Whether you are a beginner, intermediate or advanced photographer, I think we all share a similar passion for bird photography. From what many of you have told me, once you pick up a camera and begin photographing birds, it gets in your blood and is hard to put the camera down. That passion is the driving force that will get you up at three in the morning to go sit with your camera on a bitterly cold grouse lek or to wait for the dawn chorus at the edge of a marsh at sunrise.

Over the years, I have had to contend with Grizzly Bears in the high arctic, rattlesnakes in the desert southwest, mosquito swarms in the Florida everglades and horrendous weather in south Texas. But these obstacles only help me appreciate how wonderful it is to be experiencing all that nature has to offer when I am trying to photograph birds. Bird photography can be a real challenge and I think that is one of the reasons why it is so rewarding when you take a really great picture. I find a lot of satisfaction when I visualize a photo in my minds' eye and then am able to go out and take that exact photo.

You never know where that first spark of inspiration for birds will come from. Roger Tory Peterson used to tell the famous story of the time when he was a child, he unknowingly flushed a yellow-shafted flicker out of a tree. The bird exploded out of the tree in a blaze of golden feathers and that was it, he was hooked on birds for life.

My inspiration for bird photography came from spending time watching my father photographing colorful Neotropical migrants at a desert water hole. I had been birding with him many times as a child, but 10 years ago on one special spring morning, something just clicked for me and I knew I wanted to photograph birds. Do not be surprised if someday you have a specific photographic experience that somehow touches you that one time but lasts you a lifetime.

One of the best things you can experience through bird photography comes from meeting other people who share your passion. Whether you photograph at your local parks and refuges or travel the world looking for birds to photograph, you are bound to run into other people doing the same thing. Over the last 10 years I have made some of my best friends while I have been in the field photographing. I now have bird photographer friends all over the United States who will help me find outstanding photo opportunities when I am in their part of the country. It is also a great feeling to have a network of friends who can understand and share your photographic frustrations as well as the wonderful experiences that come with photographing birds.

During April of 1998, my good friend Alan Murphy and I were at High Island, Texas hoping to photograph migrant songbirds. I had met Alan the previous year and we became fast friends because we shared the common bond of loving to photograph Neotropical migrants. We spent our first couple of days mostly working on shorebirds because we weren't having much luck with the songbirds. Then one night as we were about to go to sleep, we began to see lightning flashes and to hear distant thunder.

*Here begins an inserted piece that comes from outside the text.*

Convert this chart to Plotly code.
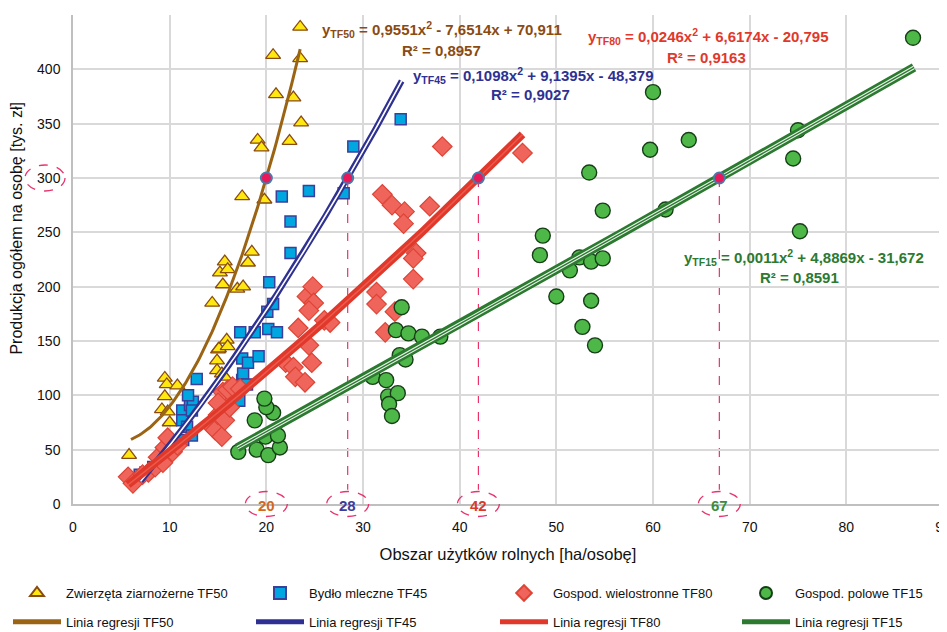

Within a matter of minutes the approaching storm was right on top of us and the howling north wind and driving rain shook our motel room as if a hurricane were coming. I was truly scared that we might not get through the night in one piece.

When morning finally came the winds were still blowing hard out of the north but most of the rain was gone. Alan and I looked at each other and both thought the same thing--perfect conditions for a "fallout" of migrants. The morning was actually slow for birds, but at about one in the afternoon we began to see the first waves of desperately tired birds coming in from the Gulf of Mexico.

Within and hour, the High Island woods were loaded with colorful warblers, thrushes, tanagers, grosbeaks, orioles, vireos, flycatchers and cuckoos. The open fields adjacent to the woods were covered with literally thousands of Indigo Buntings. It soon became apparent that we were in for what Texas birders would later call the best fallout of migrants in 15 years!

The fallout conditions lasted the next four days and we were able to take many wonderful photos together. It became a much more rewarding experience for me because I had a friend to share this once-in-a-lifetime avian spectacle with. A friend made because of bird photography.

I am fortunate because I make my living from lecturing about, writing about and photographing birds. However, if I never sold another photo or wrote another article, I would still take just as many bird photographs because it brings so much joy to my life. Photographing birds gives me a reason to travel all over the country, a productive way to spend my time and best of all, a great way to make new friends. I hope you will not only strive to take beautiful pictures of birds, but to also find inspiration through your photography and your time spent in the outdoors.